At the end of Rev. Drukker's old sermon, the pastor asks "How then can we possess this spiritual beauty?" Unsparingly, he finishes the whole sermon with all four verses of "Take time be holy, speak oft with thy Lord." And I hear my parents singing.

But my Sunday held yet another sermon, this one also all about beauty.

The preacher scheduled for the afternoon's chapel at the old folks home didn't show up yesterday, which left a nurse in charge, a woman more than a little shaky, she told us, behind the podium. So the congregation of ninety-year-olds before her just sang old hymns, one favorite after another, words they'd sung a hundred times before.

One of the old folks was someone I remembered hearing preach years ago, a sermon illustrated with his experiences on mission fields in the Middle East. Today, he and his wife live in the nursing home, where Sunday afternoons they sidle up to folding tables in their motorized wheelchairs, ready for worship.

Once upon a time that preacher would have stepped in for the no-show, and done so ably, I'm sure. Not yesterday, and no more.

During "He Lives," (feel free to hum the chorus) his wife shuddered noticeably, which prompted her loving husband, out of concern, to reach for her hand and hold it.

He looked into her eyes. She was okay--she motioned to him not to worry. "He Lives" went on.

Out of concern and love, midway through the next verse, the old pastor gently reached once again for her hand, and held her arm right below the wrist, simply held it as they sang. She looked at him, then brought her left hand over to where his rested on her right wrist, and that's the way they finished "He Lives," hand over hand over hand.

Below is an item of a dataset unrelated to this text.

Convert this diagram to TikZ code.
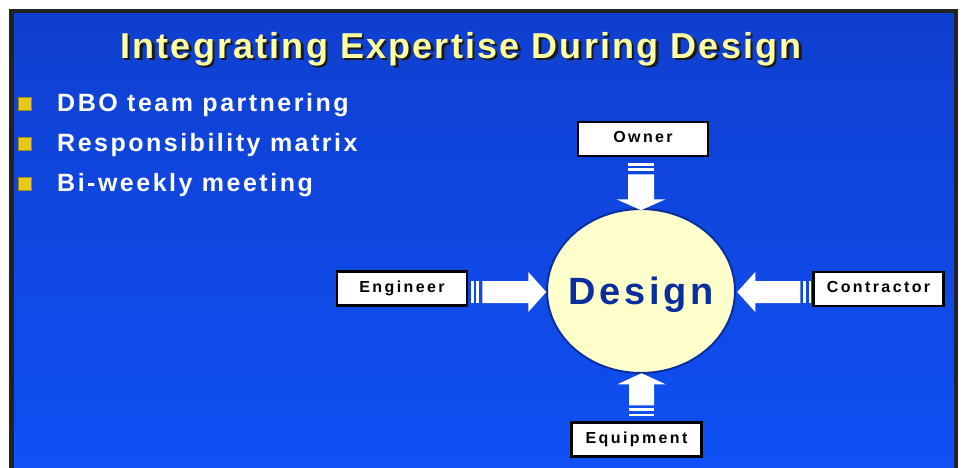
\documentclass[tikz,border=0pt]{standalone}
\usepackage{fontspec}
\setmainfont{Liberation Sans}
\newfontfamily\titlefont[LetterSpace=6]{Liberation Sans}
\newfontfamily\bulletfont[LetterSpace=10]{Liberation Sans}
\newfontfamily\designfont[LetterSpace=10]{Liberation Sans}
\newfontfamily\boxfont[LetterSpace=15]{Liberation Sans}
\usetikzlibrary{shapes.geometric,calc}
\definecolor{frameDark}{HTML}{222222}
\definecolor{bgTop}{HTML}{0F3FCF}
\definecolor{bgBot}{HTML}{1050F5}
\definecolor{titleYellow}{HTML}{FFFFA0}
\definecolor{titleShadow}{HTML}{1A1A1A}
\definecolor{bulletGold}{HTML}{E8C81E}
\definecolor{designFill}{HTML}{FFFFCC}
\definecolor{designBlue}{HTML}{0A2E9E}
\newcommand{\shadowtext}[1]{\rlap{\hspace{2.5pt}\raisebox{-2.5pt}{\color{titleShadow}#1}}#1}
\tikzset{
  labelbox/.style={draw=black, line width=2.5pt, fill=white, minimum width=130pt, minimum height=34pt, inner sep=0pt,
    text height=11.5pt, text depth=4pt,
    font=\boxfont\bfseries\fontsize{16}{18}\selectfont, text=black},
  bulletsq/.style={fill=bulletGold, draw=bulletGold!70!black, line width=0.4pt, minimum size=13pt, inner sep=0pt},
  bullettext/.style={anchor=base west, inner sep=0pt, text=white, font=\bulletfont\bfseries\fontsize{25}{28}\selectfont},
  designnode/.style={ellipse, draw=designBlue, line width=2pt, fill=designFill, minimum width=188pt, minimum height=164pt,
    inner sep=0pt},
  designtext/.style={anchor=base, inner sep=0pt, text=designBlue, font=\designfont\bfseries\fontsize{38}{40}\selectfont},
  arrowfill/.style={fill=white, draw=none}
}
\begin{document}
\begin{tikzpicture}[x=1pt,y=-1pt]
\useasboundingbox (0,0) rectangle (963,468);
% frame and background
\fill[frameDark] (9,9) rectangle (958,470);
\shade[top color=bgTop, bottom color=bgBot] (14,14) rectangle (954,470);
% title with drop shadow
\node[anchor=base, inner sep=0pt, text=titleYellow, font=\titlefont\bfseries\fontsize{36}{40}\selectfont] (title) at (461,58.5) {\shadowtext{Integrating Expertise During Design}};
% bullets
\node[bulletsq] (b1) at (24.5,103.5) {};
\node[bulletsq] (b2) at (24.5,143.5) {};
\node[bulletsq] (b3) at (24.5,183.5) {};
\node[bullettext] (t1) at (57,111.5) {DBO team partnering};
\node[bullettext] (t2) at (57,151.5) {Responsibility matrix};
\node[bullettext] (t3) at (57,191.5) {Bi-weekly meeting};
% central node
\node[designnode] (design) at (641,291) {};
\node[designtext] (designlabel) at ($(design.center)+(0,13.5)$) {Design};
% boxes
\node[labelbox] (owner) at (643,139) {Owner};
\node[labelbox] (engineer) at (402,288.5) {Engineer};
\node[labelbox] (contractor) at (878.5,289) {Contractor};
\node[labelbox] (equipment) at (636.5,439.5) {Equipment};
% arrows: owner -> design
\begin{scope}[shift={($(owner.south)+(-2,6)$)}, rotate=-90]
  \fill[arrowfill] (0,-13) rectangle (2.5,13);
  \fill[arrowfill] (5,-13) rectangle (8,13);
  \fill[arrowfill] (11,-13) -- (36,-13) -- (36,-24.5) -- (47,0) -- (36,24.5) -- (36,13) -- (11,13) -- cycle;
\end{scope}
% engineer -> design
\begin{scope}[shift={($(engineer.east)+(3,3.5)$)}]
  \fill[arrowfill] (0,-11) rectangle (2.5,11);
  \fill[arrowfill] (5,-11) rectangle (8,11);
  \fill[arrowfill] (11,-11) -- (57,-11) -- (57,-20) -- (75,0) -- (57,20) -- (57,11) -- (11,11) -- cycle;
\end{scope}
% contractor -> design
\begin{scope}[shift={($(contractor.west)+(-1,3)$)}, rotate=180]
  \fill[arrowfill] (0,-11) rectangle (2.5,11);
  \fill[arrowfill] (5,-11) rectangle (8,11);
  \fill[arrowfill] (11,-11) -- (56,-11) -- (56,-20) -- (74,0) -- (56,20) -- (56,11) -- (11,11) -- cycle;
\end{scope}
% equipment -> design
\begin{scope}[shift={($(equipment.north)+(5,-5)$)}, rotate=90]
  \fill[arrowfill] (0,-12.5) rectangle (2.5,12.5);
  \fill[arrowfill] (5,-12.5) rectangle (8,12.5);
  \fill[arrowfill] (11,-12.5) -- (32,-12.5) -- (32,-24) -- (43,0) -- (32,24) -- (32,12.5) -- (11,12.5) -- cycle;
\end{scope}
\end{tikzpicture}
\end{document}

I don't know where Reverend Douwe Reinder Drukker might have used that story in his sermon a hundred years ago, or if it even fits. Maybe it doesn't. But if the Dominie is right about "the beauty of the Lord," and if the psalmist's assessment of God's beauty somehow morphs into what we call grace, then, yesterday, in the conjoined hands of a man and woman who've loved each other for what seems forever, I'm quite sure I caught a lovely Sabbath glimpse of the what somehow has to be the beauty of the Lord.